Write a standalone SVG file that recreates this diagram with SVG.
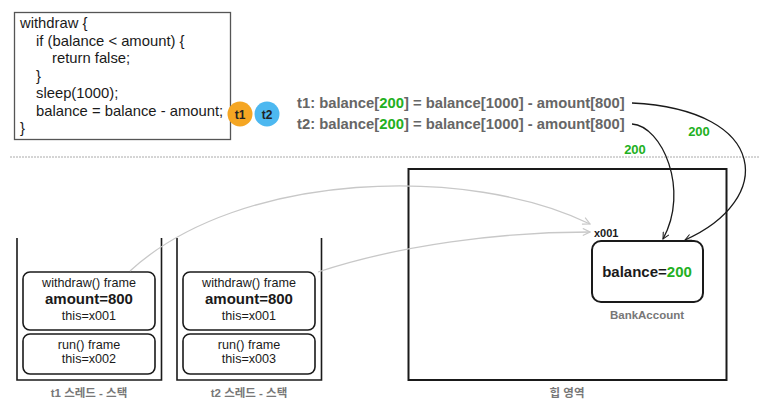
<svg xmlns="http://www.w3.org/2000/svg" width="769" height="408" viewBox="0 0 769 408">
<defs>
<style>
text{font-family:"Liberation Sans",Arial,"Noto Sans CJK KR",sans-serif;}
.code{font-size:14.8px;fill:#1a1a1a;}
.eq{font-size:14.8px;font-weight:bold;fill:#666;}
.g{fill:#22b022;}
.frame{fill:#fff;stroke:#1a1a1a;stroke-width:1.6;}
.wall{fill:none;stroke:#1a1a1a;stroke-width:1.6;}
.sm{font-size:12.6px;fill:#1a1a1a;text-anchor:middle;}
.big{font-size:15px;font-weight:bold;fill:#1a1a1a;text-anchor:middle;}
.lbl{font-size:11.5px;font-weight:bold;fill:#777;text-anchor:middle;}
.dark{fill:none;stroke:#1a1a1a;stroke-width:1.3;}
.light{fill:none;stroke:#c8c8c8;stroke-width:1.3;}
</style>
<marker id="ad" viewBox="0 0 10 10" refX="9" refY="5" markerWidth="8" markerHeight="8" orient="auto" markerUnits="userSpaceOnUse"><path d="M1,1 L9,5 L1,9" fill="none" stroke="#1a1a1a" stroke-width="1.3"/></marker>
<marker id="al" viewBox="0 0 10 10" refX="9" refY="5" markerWidth="9" markerHeight="9" orient="auto" markerUnits="userSpaceOnUse"><path d="M1,1 L9,5 L1,9" fill="none" stroke="#c8c8c8" stroke-width="1.3"/></marker>
</defs>
<g id="code">
<rect x="14.5" y="12.5" width="216" height="127" fill="#fff" stroke="#555" stroke-width="1.3"/>
<text class="code" x="20" y="28">withdraw {</text>
<text class="code" x="36" y="45.5">if (balance &lt; amount) {</text>
<text class="code" x="52" y="63">return false;</text>
<text class="code" x="36" y="80.5">}</text>
<text class="code" x="36" y="98">sleep(1000);</text>
<text class="code" x="36" y="115.5">balance = balance - amount;</text>
<text class="code" x="20" y="133">}</text>
</g>
<g id="t1badge"><circle cx="240" cy="114" r="12.5" fill="#f5a623"/><text x="240" y="118.5" font-size="12" font-weight="bold" fill="#222" text-anchor="middle">t1</text></g>
<g id="t2badge"><circle cx="267" cy="114" r="12.5" fill="#4db8f0"/><text x="267" y="118.5" font-size="12" font-weight="bold" fill="#222" text-anchor="middle">t2</text></g>
<g id="eqs">
<text class="eq" x="297" y="108">t1: balance[<tspan class="g">200</tspan>] = balance[1000] - amount[800]</text>
<text class="eq" x="297" y="129">t2: balance[<tspan class="g">200</tspan>] = balance[1000] - amount[800]</text>
</g>
<line x1="10" y1="157" x2="759" y2="157" stroke="#aaa" stroke-width="1" stroke-dasharray="2,1"/>
<g id="heap">
<rect x="408.5" y="169" width="318" height="211" fill="none" stroke="#1a1a1a" stroke-width="2"/>
<text class="lbl" x="567" y="397">힙 영역</text>
</g>
<g id="bankaccount">
<rect x="592" y="241" width="111" height="61" rx="9" fill="#fff" stroke="#1a1a1a" stroke-width="2"/>
<text class="big" x="647" y="277">balance=<tspan class="g">200</tspan></text>
<text class="lbl" x="647" y="319">BankAccount</text>
<text x="594" y="237" font-size="11" font-weight="bold" fill="#1a1a1a">x001</text>
</g>
<g id="stack1">
<path class="wall" d="M17,238 V380 H161.5 V238"/>
<rect class="frame" x="23" y="272" width="132" height="58" rx="7"/>
<text class="sm" x="89" y="287">withdraw() frame</text>
<text class="big" x="89" y="304">amount=800</text>
<text class="sm" x="89" y="320">this=x001</text>
<rect class="frame" x="23" y="334" width="132" height="40" rx="7"/>
<text class="sm" x="89" y="349">run() frame</text>
<text class="sm" x="89" y="363">this=x002</text>
<text class="lbl" x="89" y="397">t1 스레드 - 스택</text>
</g>
<g id="stack2">
<path class="wall" d="M177,238 V380 H321.5 V238"/>
<rect class="frame" x="183" y="272" width="132" height="58" rx="7"/>
<text class="sm" x="249" y="287">withdraw() frame</text>
<text class="big" x="249" y="304">amount=800</text>
<text class="sm" x="249" y="320">this=x001</text>
<rect class="frame" x="183" y="334" width="132" height="40" rx="7"/>
<text class="sm" x="249" y="349">run() frame</text>
<text class="sm" x="249" y="363">this=x003</text>
<text class="lbl" x="249" y="397">t2 스레드 - 스택</text>
</g>
<g id="connectors">
<path class="light" d="M130,271 C240,170 470,165 590,224" marker-end="url(#al)"/>
<path class="light" d="M318,272 C400,245 500,232 590,232" marker-end="url(#al)"/>
<path class="dark" d="M632,103 C770,110 775,200 685,240" marker-end="url(#ad)"/>
<path class="dark" d="M632,124 C662,126 690,190 663,239" marker-end="url(#ad)"/>
<text x="699" y="136" font-size="13" font-weight="bold" class="g" text-anchor="middle">200</text>
<text x="635" y="154" font-size="13" font-weight="bold" class="g" text-anchor="middle">200</text>
</g>
</svg>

^^^^^^^^^^^^^^^^

→ **Given exercise**
All the material shown above is to be copied exactly, with no pictures carried over.

→ **Response**
Write a standalone SVG file that recreates this diagram with SVG.
<svg xmlns="http://www.w3.org/2000/svg" width="769" height="408" viewBox="0 0 769 408">
<defs>
<style>
text{font-family:"Liberation Sans",Arial,"Noto Sans CJK KR",sans-serif;}
.code{font-size:14.8px;fill:#1a1a1a;}
.eq{font-size:14.8px;font-weight:bold;fill:#666;}
.g{fill:#22b022;}
.frame{fill:#fff;stroke:#1a1a1a;stroke-width:1.6;}
.wall{fill:none;stroke:#1a1a1a;stroke-width:1.6;}
.sm{font-size:12.6px;fill:#1a1a1a;text-anchor:middle;}
.big{font-size:15px;font-weight:bold;fill:#1a1a1a;text-anchor:middle;}
.lbl{font-size:11.5px;font-weight:bold;fill:#777;text-anchor:middle;}
.dark{fill:none;stroke:#1a1a1a;stroke-width:1.3;}
.light{fill:none;stroke:#c8c8c8;stroke-width:1.3;}
</style>
<marker id="ad" viewBox="0 0 10 10" refX="9" refY="5" markerWidth="8" markerHeight="8" orient="auto" markerUnits="userSpaceOnUse"><path d="M1,1 L9,5 L1,9" fill="none" stroke="#1a1a1a" stroke-width="1.3"/></marker>
<marker id="al" viewBox="0 0 10 10" refX="9" refY="5" markerWidth="9" markerHeight="9" orient="auto" markerUnits="userSpaceOnUse"><path d="M1,1 L9,5 L1,9" fill="none" stroke="#c8c8c8" stroke-width="1.3"/></marker>
</defs>
<g id="code">
<rect x="14.5" y="12.5" width="216" height="127" fill="#fff" stroke="#555" stroke-width="1.3"/>
<text class="code" x="20" y="28">withdraw {</text>
<text class="code" x="36" y="45.5">if (balance &lt; amount) {</text>
<text class="code" x="52" y="63">return false;</text>
<text class="code" x="36" y="80.5">}</text>
<text class="code" x="36" y="98">sleep(1000);</text>
<text class="code" x="36" y="115.5">balance = balance - amount;</text>
<text class="code" x="20" y="133">}</text>
</g>
<g id="t1badge"><circle cx="240" cy="114" r="12.5" fill="#f5a623"/><text x="240" y="118.5" font-size="12" font-weight="bold" fill="#222" text-anchor="middle">t1</text></g>
<g id="t2badge"><circle cx="267" cy="114" r="12.5" fill="#4db8f0"/><text x="267" y="118.5" font-size="12" font-weight="bold" fill="#222" text-anchor="middle">t2</text></g>
<g id="eqs">
<text class="eq" x="297" y="108">t1: balance[<tspan class="g">200</tspan>] = balance[1000] - amount[800]</text>
<text class="eq" x="297" y="129">t2: balance[<tspan class="g">200</tspan>] = balance[1000] - amount[800]</text>
</g>
<line x1="10" y1="157" x2="759" y2="157" stroke="#aaa" stroke-width="1" stroke-dasharray="2,1"/>
<g id="heap">
<rect x="408.5" y="169" width="318" height="211" fill="none" stroke="#1a1a1a" stroke-width="2"/>
<text class="lbl" x="567" y="397">힙 영역</text>
</g>
<g id="bankaccount">
<rect x="592" y="241" width="111" height="61" rx="9" fill="#fff" stroke="#1a1a1a" stroke-width="2"/>
<text class="big" x="647" y="277">balance=<tspan class="g">200</tspan></text>
<text class="lbl" x="647" y="319">BankAccount</text>
<text x="594" y="237" font-size="11" font-weight="bold" fill="#1a1a1a">x001</text>
</g>
<g id="stack1">
<path class="wall" d="M17,238 V380 H161.5 V238"/>
<rect class="frame" x="23" y="272" width="132" height="58" rx="7"/>
<text class="sm" x="89" y="287">withdraw() frame</text>
<text class="big" x="89" y="304">amount=800</text>
<text class="sm" x="89" y="320">this=x001</text>
<rect class="frame" x="23" y="334" width="132" height="40" rx="7"/>
<text class="sm" x="89" y="349">run() frame</text>
<text class="sm" x="89" y="363">this=x002</text>
<text class="lbl" x="89" y="397">t1 스레드 - 스택</text>
</g>
<g id="stack2">
<path class="wall" d="M177,238 V380 H321.5 V238"/>
<rect class="frame" x="183" y="272" width="132" height="58" rx="7"/>
<text class="sm" x="249" y="287">withdraw() frame</text>
<text class="big" x="249" y="304">amount=800</text>
<text class="sm" x="249" y="320">this=x001</text>
<rect class="frame" x="183" y="334" width="132" height="40" rx="7"/>
<text class="sm" x="249" y="349">run() frame</text>
<text class="sm" x="249" y="363">this=x003</text>
<text class="lbl" x="249" y="397">t2 스레드 - 스택</text>
</g>
<g id="connectors">
<path class="light" d="M130,271 C240,170 470,165 590,224" marker-end="url(#al)"/>
<path class="light" d="M318,272 C400,245 500,232 590,232" marker-end="url(#al)"/>
<path class="dark" d="M632,103 C770,110 775,200 685,240" marker-end="url(#ad)"/>
<path class="dark" d="M632,124 C662,126 690,190 663,239" marker-end="url(#ad)"/>
<text x="699" y="136" font-size="13" font-weight="bold" class="g" text-anchor="middle">200</text>
<text x="635" y="154" font-size="13" font-weight="bold" class="g" text-anchor="middle">200</text>
</g>
</svg>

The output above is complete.